For basic rate taxpayers, savings are smaller but still typically £2,000–£3,500/year vs private lease.
Important caveats:
- You must use the car through your salary until the sacrifice term ends (usually 2–3 years)
- If you leave the job, you lose access to the car (and may face an early termination fee)
- Your employer must offer the scheme
Is Cycle to Work Scheme Worth It?
Under Cycle to Work, you can sacrifice salary to pay for a bike and safety equipment (no cap for many schemes, though employer may set one). You save tax and NI on the cost.
For a higher rate taxpayer buying a £1,000 bike: saves 40% IT + 2% NI = 42% — you effectively pay £580 for a £1,000 bike.
For a basic rate taxpayer: saves 20% IT + 8% NI = 28% — you pay £720 for a £1,000 bike.
Worth it? Yes — if you’ll actually use the bike. The saving is real but modest compared to EV or pension sacrifice.
Is Childcare Salary Sacrifice Worth It?
The employer-provided childcare voucher scheme was closed to new entrants in 2018 and replaced by Tax-Free Childcare. If you’re already in the legacy scheme, stay in it — it’s often more valuable.
For new employees, Tax-Free Childcare (not salary sacrifice, but a government top-up scheme) offers 20p for every 80p you put in, up to £2,000/year government contribution per child. This is worth knowing about but is separate from salary sacrifice.
Salary Sacrifice Trade-Offs to Know
| Trade-off | Impact |
|---|---|
| Reduced annual salary on paper | Lower mortgage borrowing capacity (usually minor) |
| Reduced death-in-service | If benefit is 4x salary, lower salary = lower lump sum |
| Reduced statutory maternity/paternity pay | SMP is based on average weekly earnings — lower if sacrificing during pregnancy |
| Reduced redundancy pay | Statutory redundancy pay based on normal weekly pay |
| Student loan repayments | Calculated on lower salary = lower repayments (could be good or bad depending on plan) |
For most people, these trade-offs are worth accepting for significant salary sacrifice benefits. But if you’re planning to apply for a mortgage shortly, or are pregnant, discuss with HR before starting.

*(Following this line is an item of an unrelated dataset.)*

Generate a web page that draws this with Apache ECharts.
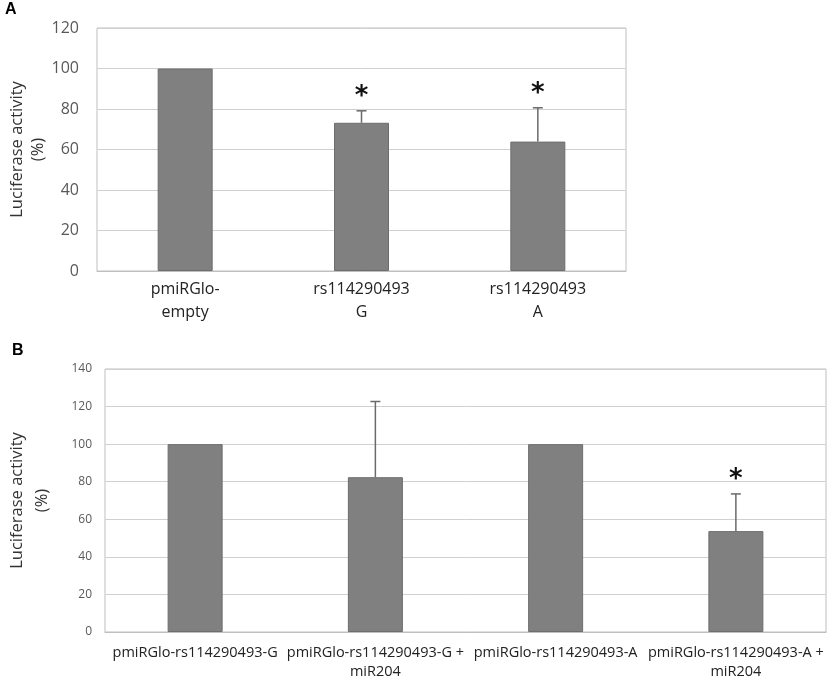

Who Gains Most from Salary Sacrifice?
| Situation | Recommended salary sacrifice |
|---|---|
| Higher earner at £95k–£125k | Pension sacrifice to get below £100k — potentially massive saving |
| Any employed person with a company car | EV sacrifice vs private vehicle — usually decisive win |
| Anyone with pension capacity | Pension contributions via sacrifice > personal contributions |
| Regular cyclists or new commuter | Cycle to work scheme — modest saving |
| Those with high childcare costs | Check legacy voucher vs Tax-Free Childcare |
Overall Verdict: Is Salary Sacrifice Worth It?
For pension contributions — almost always yes. The NI saving alone makes it better than personal contributions with equal outcome. If your employer passes on their NI saving too, it’s a no-brainer.
For electric vehicles — yes, especially for higher rate taxpayers. Currently one of the best value employee benefits available.
For cycles — yes, if you’ll use them. Modest but real saving.
For anything taxed at normal rates (holidays, gym memberships, some vouchers) — check carefully. Some schemes marketed as salary sacrifice are not HMRC-approved and don’t save tax.